Pour mieux comprendre les événements historiques relatifs à leur découverte, les membres du GERSL se sont plongés dans les anciens manuscrits syriaques maronites ainsi que dans les documents musulmans de l’époque mamelouke. Tous les récits évoquent l’histoire d’un assaut terrible et décisif. Les chercheurs se sont référés notamment au chroniqueur arabe Ibn Abed-al-Zahir (1223-1292) qui relate les événements sanglants de l’époque. 

Ce dernier parle de la capture, à Hadat, d’un patriarche maronite qui aurait été en mauvais termes avec les Francs. Il raconte comment «les Turkmènes l'ont trompé de sorte qu'ils l'ont capturé, lui ont bandé les yeux et l'ont fait prisonnier». Il rajoute aussitôt que «les musulmans ont été délivrés de lui et ont été épargnés de sa méchanceté». L’importance du personnage du patriarche maronite apparaît plus loin, lorsque le chroniqueur arabe assimile sa «capture à une grande conquête, plus grande encore que celle d'une place forte ou d'une forteresse».

Cette attaque est également mentionnée par les maronites eux-mêmes dans les notes marginales de deux Bibles retrouvées au XVII° siècle par le patriarche Estéphanos Douaihy au monastère de Mor-Aboun (aujourd’hui Saint-Antoine-de-Qozhaya). Il s’agit d’une note datée de l’an 1283 et dont l’auteur anonyme était un témoin oculaire. Le texte manuscrit sur la seconde Bible est daté de 1504 et ne fait que reprendre les renseignements de l’original de 1283. 

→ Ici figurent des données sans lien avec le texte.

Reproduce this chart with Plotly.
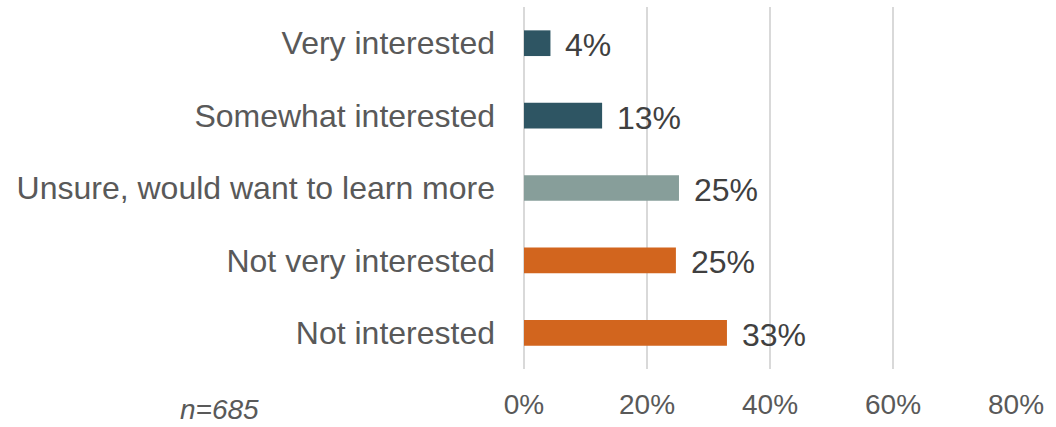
import plotly.graph_objects as go

# Survey responses, top to bottom as displayed
categories = [
    "Very interested",
    "Somewhat interested",
    "Unsure, would want to learn more",
    "Not very interested",
    "Not interested",
]
shares = [4.3, 12.7, 25.2, 24.7, 33.0]
bar_colors = ["#2E5563", "#2E5563", "#879E9A", "#D2651E", "#D2651E"]
tick_values = [0, 20, 40, 60, 80]
tick_labels = ["0%", "20%", "40%", "60%", "80%"]
sample_note = "n=685"

FONT = "Liberation Sans, Arial, sans-serif"

fig = go.Figure(
    go.Bar(
        x=shares,
        y=categories,
        orientation="h",
        marker=dict(color=bar_colors, line=dict(width=0)),
        width=0.355,
        hoverinfo="skip",
    )
)

# Value labels to the right of each bar
for cat, val in zip(categories, shares):
    fig.add_annotation(
        x=val,
        y=cat,
        xref="x",
        yref="y",
        text=f"{val:.0f}%",
        showarrow=False,
        xanchor="left",
        yanchor="middle",
        xshift=13,
        yshift=-2,
        font=dict(family=FONT, size=32, color="#404040"),
    )

fig.add_annotation(
    x=-0.703,
    y=-0.112,
    xref="paper",
    yref="paper",
    text=f"<i>{sample_note}</i>",
    showarrow=False,
    xanchor="left",
    yanchor="middle",
    font=dict(family=FONT, size=28, color="#595959"),
)

fig.update_layout(
    width=1056,
    height=427,
    margin=dict(l=524, r=40, t=7, b=53),
    paper_bgcolor="white",
    plot_bgcolor="white",
    showlegend=False,
    font=dict(family=FONT, color="#595959"),
)

fig.update_xaxes(
    range=[0, 80],
    tickvals=tick_values,
    ticktext=tick_labels,
    showgrid=True,
    gridcolor="#D9D9D9",
    gridwidth=2,
    zeroline=True,
    zerolinecolor="#D9D9D9",
    zerolinewidth=2,
    showline=False,
    ticks="",
    tickfont=dict(family=FONT, size=28, color="#595959"),
    ticklabelstandoff=16,
    fixedrange=True,
)

fig.update_yaxes(
    categoryorder="array",
    categoryarray=categories[::-1],
    showgrid=False,
    zeroline=False,
    showline=False,
    ticks="",
    tickfont=dict(family=FONT, size=32, color="#595959"),
    ticklabelstandoff=28,
    fixedrange=True,
)

fig.write_html("out.html", config={"displayModeBar": False})
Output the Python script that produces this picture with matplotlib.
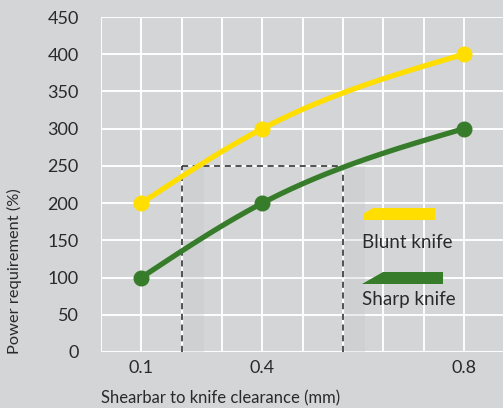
import numpy as np
import matplotlib
matplotlib.use("Agg")
from matplotlib import pyplot as plt
from matplotlib.patches import Polygon

# Data: clearance values sit on grid slots (one white column per slot)
clearance_labels = ["0.1", "0.4", "0.8"]
slot = [1, 4, 9]
blunt = [200, 300, 400]
sharp = [100, 200, 300]
marked_slots = [2, 6]
marked_power = 250

bg = "#d4d5d6"
yellow = "#ffde00"
green = "#367c2b"
text_color = "#2a2a2a"

plt.rcParams["font.family"] = ["Lato", "DejaVu Sans"]


def natural_spline(xs, ys, fine):
    """Natural cubic spline through the given points, evaluated on fine."""
    xs = np.asarray(xs, float)
    ys = np.asarray(ys, float)
    n = len(xs)
    h = np.diff(xs)
    a = np.zeros((n, n))
    r = np.zeros(n)
    a[0, 0] = a[-1, -1] = 1
    for i in range(1, n - 1):
        a[i, i - 1] = h[i - 1]
        a[i, i] = 2 * (h[i - 1] + h[i])
        a[i, i + 1] = h[i]
        r[i] = 6 * ((ys[i + 1] - ys[i]) / h[i] - (ys[i] - ys[i - 1]) / h[i - 1])
    m = np.linalg.solve(a, r)
    k = np.clip(np.searchsorted(xs, fine) - 1, 0, n - 2)
    x0, x1, hk = xs[k], xs[k + 1], h[k]
    return (m[k] * (x1 - fine) ** 3 / (6 * hk) + m[k + 1] * (fine - x0) ** 3 / (6 * hk)
            + (ys[k] / hk - m[k] * hk / 6) * (x1 - fine)
            + (ys[k + 1] / hk - m[k + 1] * hk / 6) * (fine - x0))


figure = plt.figure(figsize=(5.03, 4.08), dpi=100, facecolor=bg)
axis = figure.add_axes([0.2008, 0.1373, 0.7992, 0.821])
axis.set_facecolor(bg)

for side in axis.spines.values():
    side.set_visible(False)

axis.set_xlim(0, 9.97)
axis.set_ylim(0, 450)

# White grid: one column per slot, a row every 50 %
axis.set_xticks(np.arange(0, 10), minor=True)
axis.set_xticks(slot)
axis.set_xticklabels(clearance_labels)
axis.set_yticks(np.arange(0, 451, 50))
axis.grid(True, which="both", color="white", linewidth=1.4)
axis.set_axisbelow(True)
axis.tick_params(which="both", length=0, labelsize=13, colors=text_color)
axis.tick_params(axis="y", pad=16)
axis.tick_params(axis="x", pad=6)

# Faint shadow bands right of the dashed guides
for x0 in marked_slots:
    axis.axvspan(x0 + 0.05, x0 + 0.55, ymax=marked_power / 450, color="#c6c7c8",
                 alpha=0.3, linewidth=0, zorder=1)

# Smooth curves through the three measured points
fine = np.linspace(slot[0], slot[-1], 300)
for values, color in [(blunt, yellow), (sharp, green)]:
    axis.plot(fine, natural_spline(slot, values, fine), color=color, linewidth=3.8,
              solid_capstyle="round", zorder=3)
    axis.plot(slot, values, "o", color=color, markersize=10.5, zorder=4)

# Dashed guide box at 250 %
dash = dict(color="#222222", linewidth=1.1, linestyle=(0, (4, 3)), zorder=2)
axis.plot([marked_slots[0]] * 2, [0, marked_power], **dash)
axis.plot([marked_slots[1]] * 2, [0, marked_power], **dash)
axis.plot(marked_slots, [marked_power] * 2, **dash)

# Legend swatches drawn in figure pixels
def px(x, y):
    return (x / 503, 1 - y / 408)

blunt_swatch = [px(363, 220), px(363, 214), px(373, 208), px(435, 208), px(435, 220)]
sharp_swatch = [px(362, 284), px(383, 272), px(443, 272), px(443, 284)]
figure.patches.append(Polygon(blunt_swatch, closed=True, transform=figure.transFigure,
                              facecolor=yellow, edgecolor="none"))
figure.patches.append(Polygon(sharp_swatch, closed=True, transform=figure.transFigure,
                              facecolor=green, edgecolor="none"))
figure.text(*px(362, 242), "Blunt knife", fontsize=13.5, color=text_color, va="center")
figure.text(*px(362, 300), "Sharp knife", fontsize=13.5, color=text_color, va="center")

figure.text(*px(101, 398), "Shearbar to knife clearance (mm)", fontsize=12,
            color=text_color, va="center", ha="left")
figure.text(*px(14, 354), "Power requirement (%)", fontsize=11.8, color=text_color,
            rotation=90, va="bottom", ha="center")

plt.savefig("out.png", dpi=100, facecolor=bg)
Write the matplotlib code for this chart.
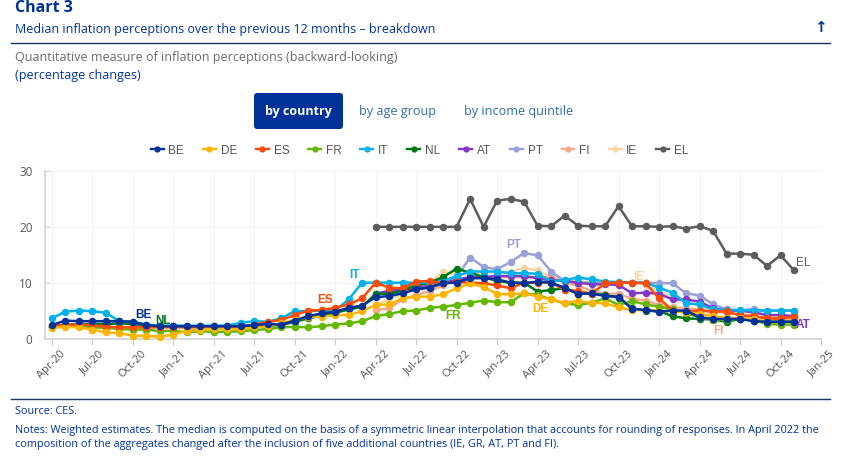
import matplotlib
matplotlib.use('Agg')
import matplotlib.pyplot as plt
from matplotlib.lines import Line2D
from matplotlib.patches import FancyBboxPatch

plt.rcParams['font.family'] = ['Open Sans', 'DejaVu Sans']

NAVY = '#003299'
DARK = '#17375e'

tick_labels = ['Apr-20', 'Jul-20', 'Oct-20', 'Jan-21', 'Apr-21', 'Jul-21', 'Oct-21', 'Jan-22',
               'Apr-22', 'Jul-22', 'Oct-22', 'Jan-23', 'Apr-23', 'Jul-23', 'Oct-23', 'Jan-24',
               'Apr-24', 'Jul-24', 'Oct-24', 'Jan-25']

be = [2.4, 3.2, 3.1, 3.1, 3.1, 3.1, 3.0, 2.4, 2.2, 2.2, 2.2, 2.2, 2.2, 2.2, 2.2, 2.4, 2.6, 2.5,
      3.2, 4.0, 4.5, 4.8, 5.5, 5.9, 7.4, 7.6, 8.1, 8.8, 9.1, 9.9, 10.0, 10.8, 10.8, 10.6, 10.0, 9.9,
      10.2, 10.0, 9.1, 8.0, 8.1, 7.6, 7.5, 5.3, 5.1, 4.8, 5.0, 5.0, 3.8, 3.5, 3.5, 3.5, 3.1, 3.0, 3.0, 3.0]
de = [1.9, 2.1, 2.0, 1.6, 1.1, 1.0, 0.5, 0.5, 0.3, 0.7, 1.4, 1.6, 1.7, 1.7, 1.7, 2.0, 2.2, 2.7,
      3.3, 3.9, 3.9, 4.2, 4.2, 4.9, 6.0, 6.1, 7.2, 7.5, 7.5, 7.9, 9.0, 9.9, 9.2, 8.0, 7.9, 8.1,
      7.5, 7.0, 6.4, 6.7, 6.4, 6.3, 5.6, 5.1, 5.1, 4.9, 4.9, 4.7, 4.4, 4.0, 3.7, 3.6, 3.5, 3.0, 2.9, 3.0]
es = [2.2, 2.4, 2.5, 2.4, 2.1, 2.0, 2.0, 2.0, 2.0, 2.0, 2.0, 2.0, 2.0, 2.0, 2.2, 2.5, 3.0, 3.3,
      4.2, 5.0, 5.1, 5.5, 6.1, 7.2, 10.0, 9.1, 9.0, 10.2, 10.3, 9.9, 10.1, 10.0, 9.9, 9.5, 9.0, 10.0,
      10.0, 10.0, 8.7, 8.5, 8.0, 9.9, 10.0, 10.0, 9.9, 7.2, 5.0, 4.8, 5.0, 4.8, 4.9, 4.1, 4.0, 3.6, 3.6, 3.9]
fr = [2.0, 2.2, 2.2, 2.0, 1.9, 1.7, 1.6, 1.6, 1.3, 1.4, 1.1, 1.3, 1.2, 1.2, 1.3, 1.5, 1.7, 2.0,
      2.1, 2.0, 2.2, 2.5, 2.7, 3.1, 4.0, 4.4, 4.9, 5.0, 5.5, 5.7, 6.0, 6.4, 6.8, 6.5, 6.5, 8.1,
      7.8, 7.0, 6.3, 6.0, 6.4, 7.2, 6.0, 6.7, 6.1, 5.7, 5.2, 4.5, 3.8, 3.4, 3.3, 3.6, 3.3, 2.6, 2.5, 2.5]
it = [3.6, 4.8, 5.0, 4.9, 4.6, 3.1, 3.0, 2.5, 2.3, 2.3, 2.3, 2.3, 2.3, 2.3, 2.8, 3.1, 3.0, 3.6,
      4.9, 4.9, 5.0, 5.0, 7.0, 10.0, 10.0, 10.0, 10.0, 10.0, 10.0, 10.2, 11.2, 12.0, 12.0, 12.0, 11.7, 11.7,
      11.6, 10.2, 10.5, 10.9, 10.6, 10.2, 10.1, 10.0, 10.0, 9.1, 8.2, 6.3, 6.1, 5.2, 5.1, 5.1, 5.0, 5.0, 5.0, 5.0]
nl = [2.1, 2.5, 2.5, 2.6, 2.6, 2.7, 2.6, 2.3, 2.2, 2.1, 2.1, 2.1, 2.1, 2.1, 2.1, 2.1, 2.3, 2.4,
      3.0, 3.6, 4.1, 4.6, 5.2, 5.7, 8.0, 8.0, 8.6, 9.5, 10.0, 11.0, 12.5, 11.8, 11.0, 10.3, 10.0, 10.0,
      8.4, 8.7, 9.0, 8.0, 8.0, 7.8, 7.3, 5.4, 5.0, 4.9, 4.0, 3.6, 3.5, 3.4, 3.0, 3.5, 3.2, 3.0, 3.0, 3.0]

# the five countries below only join in April 2022
late_start = 24
at = [8.0, 8.5, 8.8, 9.0, 9.5, 10.0, 10.5, 11.0, 11.0, 11.2, 11.2, 11.2, 10.8, 10.4, 10.3, 10.0,
      9.7, 9.7, 9.6, 8.1, 8.2, 8.0, 7.0, 7.0, 6.6, 5.4, 5.0, 5.0, 4.7, 4.2, 4.2, 4.0]
pt = [8.0, 8.5, 9.0, 9.5, 10.0, 10.5, 11.0, 14.5, 12.8, 12.4, 13.7, 15.3, 14.9, 12.0, 10.3, 10.0,
      10.0, 10.0, 10.0, 10.0, 10.0, 9.9, 9.9, 8.1, 7.7, 6.1, 5.2, 5.0, 5.3, 4.9, 5.0, 5.0]
fi = [5.1, 5.4, 7.0, 7.8, 8.5, 9.5, 10.5, 11.0, 11.0, 11.0, 11.0, 11.0, 11.0, 11.0, 10.0, 9.5,
      8.5, 8.0, 8.0, 7.1, 6.8, 6.0, 5.6, 5.4, 5.2, 4.8, 4.6, 4.3, 4.0, 3.6, 3.5, 3.5]
ie = [6.0, 7.0, 8.0, 9.0, 10.0, 11.9, 11.5, 11.5, 12.0, 11.7, 12.0, 12.6, 12.2, 11.0, 10.5, 10.3,
      10.0, 10.0, 10.0, 10.0, 9.6, 8.5, 7.5, 6.5, 5.9, 5.0, 5.0, 4.8, 4.5, 4.0, 4.0, 4.0]
el = [20.0, 20.0, 20.0, 20.0, 20.0, 20.0, 20.0, 25.0, 20.0, 24.7, 25.0, 24.5, 20.2, 20.1, 22.0, 20.2,
      20.1, 20.1, 23.7, 20.1, 20.1, 20.0, 20.1, 19.7, 20.1, 19.3, 15.2, 15.2, 15.0, 13.0, 14.9, 12.2]

names = ['BE', 'DE', 'ES', 'FR', 'IT', 'NL', 'AT', 'PT', 'FI', 'IE', 'EL']
series = [be, de, es, fr, it, nl, at, pt, fi, ie, el]
colors = ['#003299', '#ffb400', '#ff4b00', '#65b800', '#00b1ea', '#007816',
          '#8139c6', '#9aa0d8', '#f3a98a', '#fbd6a3', '#5c5c5c']

fig = plt.figure(figsize=(8.56, 4.68), dpi=100)

ax = fig.add_axes([45 / 856, 1 - 338.5 / 468, (821 - 45) / 856, (338.5 - 171) / 468])
for i, (name, vals, col) in enumerate(zip(names, series, colors)):
    x0 = 0 if len(vals) == 56 else late_start
    xs = list(range(x0, x0 + len(vals)))
    ax.plot(xs, vals, color=col, lw=1.8, marker='o', ms=5.4, mew=0, zorder=20 - i,
            clip_on=False, label=name)

ax.set_xlim(-0.5, 57)
ax.set_ylim(0, 30)
ax.set_yticks([0, 10, 20, 30])
ax.set_xticks(range(0, 58, 3))
ax.set_xticklabels(tick_labels, rotation=45, ha='center', va='top',
                   fontsize=8, color='#555555', family=['Open Sans'])
ax.tick_params(axis='y', direction='in', length=3.5, color='#d6d6d6', labelsize=8.5,
               labelcolor='#555555', pad=9)
ax.tick_params(axis='x', length=4, color='#cccccc', pad=3)
ax.grid(True, color='#f3f3f3', lw=0.8, zorder=0)
ax.set_axisbelow(True)
for side in ['top', 'right']:
    ax.spines[side].set_visible(False)
for side in ['left', 'bottom']:
    ax.spines[side].set_color('#d6d6d6')
    ax.spines[side].set_linewidth(1.3)

# overlay in pixel units for the page furniture around the chart
page = fig.add_axes([0, 0, 1, 1], zorder=30)
page.set_xlim(0, 856)
page.set_ylim(468, 0)
page.axis('off')
page.patch.set_alpha(0)

page.text(15, 12.5, 'Chart 3', fontsize=11.5, fontweight='bold', color=NAVY, va='baseline')
page.text(15, 29, 'Median inflation perceptions over the previous 12 months \u2013 breakdown',
          fontsize=8.98, color=NAVY, va='center')
page.text(820, 28, '\u2191', fontsize=11, color=NAVY, va='center', ha='center', fontweight='bold',
          family=['DejaVu Sans'])
page.plot([11, 830], [43, 43], color=DARK, lw=1.0)
page.text(15, 57, 'Quantitative measure of inflation perceptions (backward-looking)',
          fontsize=8.98, color='#6b6b6b', va='center')
page.text(15, 75, '(percentage changes)', fontsize=8.98, color=NAVY, va='center')

page.add_patch(FancyBboxPatch((257, 96), 83, 30, boxstyle='round,pad=3,rounding_size=3',
                              fc=NAVY, ec='none'))
page.text(298.5, 111, 'by country', fontsize=9, fontweight='bold', color='white',
          va='center', ha='center')
page.text(397.5, 111, 'by age group', fontsize=9.1, color='#2f6ea8', va='center', ha='center')
page.text(519, 111, 'by income quintile', fontsize=9.1, color='#2f6ea8', va='center', ha='center')

handles = [Line2D([], [], color=c, lw=1.7, marker='o', ms=4.5, mew=0) for c in colors]
leg = page.legend(handles, names, ncol=11, loc='center', bbox_to_anchor=(419.5 / 856, 1 - 150.5 / 468),
                  bbox_transform=fig.transFigure, frameon=False,
                  handlelength=1.1, handletextpad=0.4, columnspacing=1.6, labelcolor='#555555',
                  prop={'family': ['Liberation Sans'], 'size': 8.5})

label_pos = [('BE', 143, 315, '#003299'), ('NL', 163, 321, '#007816'), ('ES', 325, 300, '#ff4b00'),
             ('IT', 354, 275, '#00b1ea'), ('PT', 514, 245, '#9aa0d8'), ('FR', 453, 316, '#65b800'),
             ('DE', 540, 309, '#ffb400'), ('IE', 639, 277, '#fbd6a3'), ('FI', 718, 331, '#f3a98a'),
             ('AT', 803, 325, '#8139c6'), ('EL', 803, 263, '#5c5c5c')]
for lab, lx, ly, col in label_pos:
    page.text(lx, ly, lab, fontsize=8.5, color=col, va='center', ha='center',
              family=['Liberation Sans'], fontweight='bold' if lab != 'EL' else 'normal')

page.plot([11, 830], [399, 399], color=DARK, lw=1.0)
page.text(15, 412, 'Source: CES.', fontsize=7.8, color=NAVY, va='center')
page.text(15, 430, 'Notes: Weighted estimates. The median is computed on the basis of a symmetric linear '
          'interpolation that accounts for rounding of responses. In April 2022 the',
          fontsize=7.8, color=NAVY, va='center')
page.text(15, 444, 'composition of the aggregates changed after the inclusion of five additional '
          'countries (IE, GR, AT, PT and FI).', fontsize=7.8, color=NAVY, va='center')

fig.savefig('out.png', dpi=100)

Conformément au récit du chroniqueur arabe, cette source maronite nous apprend aussi que «le 22 août de l’an 1283, les soldats musulmans se sont dirigés vers Hadat où les habitants s’étaient réfugiés dans une grotte». C’est cette grotte connue sous le nom de Assi, qui a sauvegardé un pan entier de notre histoire pour nous le livrer dans son état momifié, avec la vivacité de ses couleurs et la puissance de ses souffrances. C’est cette grotte de la vallée de Qadicha qui s’est résolue à faire vibrer notre passé et à nous le faire parler.